Run this once and you’ll find more to fix than you expect. Run it after every change and your homepage stops being a brochure.
The Shift Worth Making
The whole playbook reduces to one move: stop writing about your firm and start writing about the person who needs it. Lead with their worry. Make them the hero. Let your credentials be the proof, not the pitch. Use the words they actually use. Give them one clear, small next step — and make sure what happens after that step lives up to the copy that earned it.
Your experience is real, and it matters. It just isn’t the headline. The headline is the parent at their kitchen table at 10 p.m., wondering who would raise their kids. Write to that person, and what felt like a brochure before now feels like a conversation. Conversations are what convert.
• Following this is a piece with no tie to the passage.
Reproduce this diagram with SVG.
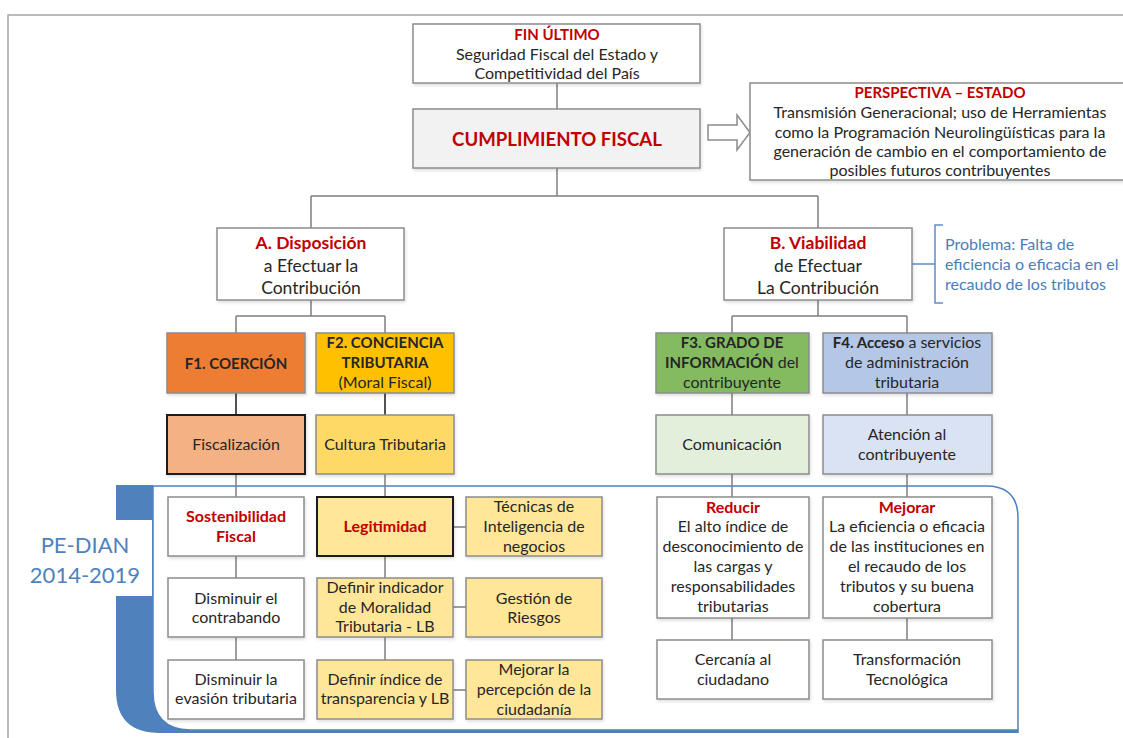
<svg xmlns="http://www.w3.org/2000/svg" width="1123" height="738" viewBox="0 0 1123 738">
  <defs>
    <style>
      text { font-family: Lato, "Open Sans", "Liberation Sans", sans-serif; font-size: 16px; fill: #262626; text-anchor: middle; }
      .red { fill: #c00000; font-weight: bold; }
      .b { font-weight: bold; font-size: 15px; }
      .blue { fill: #4a7ebb; text-anchor: start; }
      .ab { font-size: 17.5px; }
      .box { fill: #ffffff; stroke: #8c8c8c; stroke-width: 1.5; }
      .dark { stroke: #1a1a1a; stroke-width: 2; }
      .con { fill: none; stroke: #7f7f7f; stroke-width: 1.5; }
      .conk { fill: none; stroke: #1a1a1a; stroke-width: 1.5; }
    </style>
    <filter id="sh" x="-10%" y="-10%" width="120%" height="130%">
      <feDropShadow dx="1" dy="2" stdDeviation="1.5" flood-color="#000" flood-opacity="0.12"/>
    </filter>
  </defs>

  <rect width="1123" height="738" fill="#ffffff"/>
  <!-- outer frame -->
  <path d="M1130,15 H8 V745" fill="none" stroke="#a6a6a6" stroke-width="1.5"/>

  <!-- PE-DIAN panel -->
  <g id="pe-dian">
    <path d="M116,485 H153 V692 Q153,729 190,730 H1018 V733 H160 Q116,733 116,690 Z" fill="#4f81bd"/>
    <rect x="115" y="520" width="37" height="76" fill="#ffffff"/>
    <path d="M153,486 H986 Q1018,486 1018,518 V733 M153,486 V692 Q153,729 190,730 H1018" fill="none" stroke="#4f81bd" stroke-width="1.5"/>
    <text x="85" y="553" style="font-size:22px; fill:#4f81bd">PE-DIAN</text>
    <text x="85" y="583" style="font-size:22px; fill:#4f81bd">2014-2019</text>
  </g>

  <!-- connectors -->
  <g id="connectors">
    <path class="con" d="M557,83 V109 M557,168 V196 M311,196 H818 M311,196 V228 M818,196 V228"/>
    <path class="con" d="M311,300 V316 M236,316 H385 M236,316 V333 M385,316 V333"/>
    <path class="con" d="M818,300 V316 M732,316 H907 M732,316 V333 M907,316 V333"/>
    <path class="conk" d="M236,393 V415 M385,393 V415"/>
    <path class="con" d="M732,393 V415 M907,393 V415"/>
    <path class="con" d="M236,474 V497 M236,556 V578 M236,637 V660"/>
    <path class="con" d="M385,474 V497 M385,556 V578 M385,637 V660"/>
    <path class="con" d="M453,527 H466 M453,607 H466 M453,690 H466"/>
    <path class="con" d="M732,474 V497 M732,618 V640 M907,474 V497 M907,618 V640"/>
    <!-- bracket for the problem note -->
    <path d="M912,264 H935 M943,225 H935 V303 H943" fill="none" stroke="#5b8fc9" stroke-width="1.5"/>
    <!-- hollow arrow -->
    <path d="M708,125 H737 V115 L750,132.5 L737,150 V140 H708 Z" fill="#ffffff" stroke="#8c8c8c" stroke-width="1.5"/>
  </g>

  <g id="fin-ultimo">
    <rect class="box" x="413" y="24" width="287" height="59" filter="url(#sh)"/>
    <text x="557" y="40" class="red" style="font-size:15px">FIN ÚLTIMO</text>
    <text x="557" y="60">Seguridad Fiscal del Estado y</text>
    <text x="557" y="79">Competitividad del País</text>
  </g>

  <g id="cumplimiento">
    <rect class="box" x="413" y="109" width="287" height="59" style="fill:#f2f2f2" filter="url(#sh)"/>
    <text x="557" y="146" class="red" style="font-size:18.6px">CUMPLIMIENTO FISCAL</text>
  </g>

  <g id="perspectiva">
    <rect class="box" x="750" y="83" width="380" height="97" filter="url(#sh)"/>
    <text x="940" y="98" class="red" style="font-size:15px">PERSPECTIVA – ESTADO</text>
    <text x="940" y="118">Transmisión Generacional; uso de Herramientas</text>
    <text x="940" y="138">como la Programación  Neurolingüísticas para la</text>
    <text x="940" y="157">generación de cambio en el comportamiento de</text>
    <text x="940" y="176">posibles futuros contribuyentes</text>
  </g>

  <g id="disposicion">
    <rect class="box" x="217" y="228" width="187" height="72" filter="url(#sh)"/>
    <text x="311" y="249" class="red ab">A. Disposición</text>
    <text x="311" y="272" class="ab">a Efectuar la</text>
    <text x="311" y="294" class="ab">Contribución</text>
  </g>

  <g id="viabilidad">
    <rect class="box" x="724" y="228" width="188" height="72" filter="url(#sh)"/>
    <text x="818" y="249" class="red ab">B. Viabilidad</text>
    <text x="818" y="272" class="ab">de Efectuar</text>
    <text x="818" y="294" class="ab">La Contribución</text>
  </g>

  <g id="problema">
    <text x="945" y="250" class="blue">Problema: Falta de</text>
    <text x="945" y="270" class="blue">eficiencia o eficacia en el</text>
    <text x="945" y="290" class="blue">recaudo de los tributos</text>
  </g>

  <g id="f1">
    <rect class="box" x="167" y="333" width="138" height="60" style="fill:#ed7d31" filter="url(#sh)"/>
    <text x="236" y="369" class="b">F1. COERCIÓN</text>
  </g>
  <g id="f2">
    <rect class="box" x="316" y="333" width="138" height="60" style="fill:#ffc000" filter="url(#sh)"/>
    <text x="385" y="348" class="b">F2. CONCIENCIA</text>
    <text x="385" y="368" class="b">TRIBUTARIA</text>
    <text x="385" y="388">(Moral Fiscal)</text>
  </g>
  <g id="f3">
    <rect class="box" x="656" y="333" width="153" height="60" style="fill:#84bb61" filter="url(#sh)"/>
    <text x="732" y="348" class="b">F3. GRADO DE</text>
    <text x="732" y="368"><tspan class="b">INFORMACIÓN</tspan> del</text>
    <text x="732" y="388">contribuyente</text>
  </g>
  <g id="f4">
    <rect class="box" x="823" y="333" width="169" height="60" style="fill:#b4c7e7" filter="url(#sh)"/>
    <text x="907" y="348"><tspan class="b">F4. Acceso</tspan> a servicios</text>
    <text x="907" y="368">de administración</text>
    <text x="907" y="388">tributaria</text>
  </g>

  <g id="fiscalizacion">
    <rect class="box dark" x="167" y="415" width="138" height="59" style="fill:#f4b183" filter="url(#sh)"/>
    <text x="236" y="450">Fiscalización</text>
  </g>
  <g id="cultura">
    <rect class="box" x="316" y="415" width="138" height="59" style="fill:#ffd966" filter="url(#sh)"/>
    <text x="385" y="450">Cultura Tributaria</text>
  </g>
  <g id="comunicacion">
    <rect class="box" x="656" y="415" width="153" height="59" style="fill:#e2efda" filter="url(#sh)"/>
    <text x="732" y="450">Comunicación</text>
  </g>
  <g id="atencion">
    <rect class="box" x="823" y="415" width="169" height="59" style="fill:#dae3f3" filter="url(#sh)"/>
    <text x="907" y="440">Atención al</text>
    <text x="907" y="460">contribuyente</text>
  </g>

  <g id="sostenibilidad">
    <rect class="box" x="168" y="497" width="136" height="59" filter="url(#sh)"/>
    <text x="236" y="522" class="red">Sostenibilidad</text>
    <text x="236" y="542" class="red">Fiscal</text>
  </g>
  <g id="contrabando">
    <rect class="box" x="168" y="578" width="136" height="59" filter="url(#sh)"/>
    <text x="236" y="604">Disminuir el</text>
    <text x="236" y="623">contrabando</text>
  </g>
  <g id="evasion">
    <rect class="box" x="168" y="660" width="136" height="59" filter="url(#sh)"/>
    <text x="236" y="685">Disminuir la</text>
    <text x="236" y="704">evasión tributaria</text>
  </g>

  <g id="legitimidad">
    <rect class="box dark" x="317" y="497" width="136" height="59" style="fill:#ffe699" filter="url(#sh)"/>
    <text x="385" y="532" class="red">Legitimidad</text>
  </g>
  <g id="moralidad">
    <rect class="box" x="317" y="578" width="136" height="59" style="fill:#ffe699" filter="url(#sh)"/>
    <text x="385" y="593">Definir indicador</text>
    <text x="385" y="613">de Moralidad</text>
    <text x="385" y="632">Tributaria - LB</text>
  </g>
  <g id="transparencia">
    <rect class="box" x="317" y="660" width="136" height="59" style="fill:#ffe699" filter="url(#sh)"/>
    <text x="385" y="685">Definir índice de</text>
    <text x="385" y="704">transparencia y LB</text>
  </g>

  <g id="tecnicas">
    <rect class="box" x="466" y="497" width="136" height="59" style="fill:#ffe699" filter="url(#sh)"/>
    <text x="534" y="512">Técnicas de</text>
    <text x="534" y="532">Inteligencia de</text>
    <text x="534" y="552">negocios</text>
  </g>
  <g id="riesgos">
    <rect class="box" x="466" y="578" width="136" height="59" style="fill:#ffe699" filter="url(#sh)"/>
    <text x="534" y="604">Gestión de</text>
    <text x="534" y="623">Riesgos</text>
  </g>
  <g id="percepcion">
    <rect class="box" x="466" y="660" width="136" height="59" style="fill:#ffe699" filter="url(#sh)"/>
    <text x="534" y="675">Mejorar la</text>
    <text x="534" y="695">percepción de la</text>
    <text x="534" y="715">ciudadanía</text>
  </g>

  <g id="reducir">
    <rect class="box" x="657" y="497" width="152" height="121" filter="url(#sh)"/>
    <text x="733" y="513" class="red">Reducir</text>
    <text x="733" y="532">El alto índice de</text>
    <text x="733" y="552">desconocimiento de</text>
    <text x="733" y="572">las cargas y</text>
    <text x="733" y="592">responsabilidades</text>
    <text x="733" y="612">tributarias</text>
  </g>
  <g id="cercania">
    <rect class="box" x="657" y="640" width="152" height="59" filter="url(#sh)"/>
    <text x="733" y="665">Cercanía al</text>
    <text x="733" y="685">ciudadano</text>
  </g>

  <g id="mejorar">
    <rect class="box" x="823" y="497" width="169" height="121" filter="url(#sh)"/>
    <text x="907" y="513" class="red">Mejorar</text>
    <text x="907" y="532">La eficiencia o eficacia</text>
    <text x="907" y="552">de las instituciones en</text>
    <text x="907" y="572">el recaudo de los</text>
    <text x="907" y="592">tributos y su buena</text>
    <text x="907" y="612">cobertura</text>
  </g>
  <g id="transformacion">
    <rect class="box" x="823" y="640" width="169" height="59" filter="url(#sh)"/>
    <text x="907" y="665">Transformación</text>
    <text x="907" y="685">Tecnológica</text>
  </g>
</svg>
FAQs About Law Firm Website Copy
It should lead with the visitor’s problem or goal, not the firm’s credentials. Name the worry that brought them there — protecting their kids, settling a parent’s estate — then show you understand it, lay out a simple process, offer proof, and give one clear next step. Credentials are support, not the opening line.
Usually it’s the message, not the traffic. If your pages start with “we” and list qualifications instead of naming the reader’s concern, visitors don’t see themselves in the copy and leave. A slow or intimidating intake process after the click compounds the problem, undoing copy that was working.
You can, and you may be the best person for it — you know the client’s fears better than any agency. The catch is that legal training pushes you toward credential-listing and precision over persuasion. Write your draft, then audit it for “we” versus “you” and read it aloud for jargon before publishing.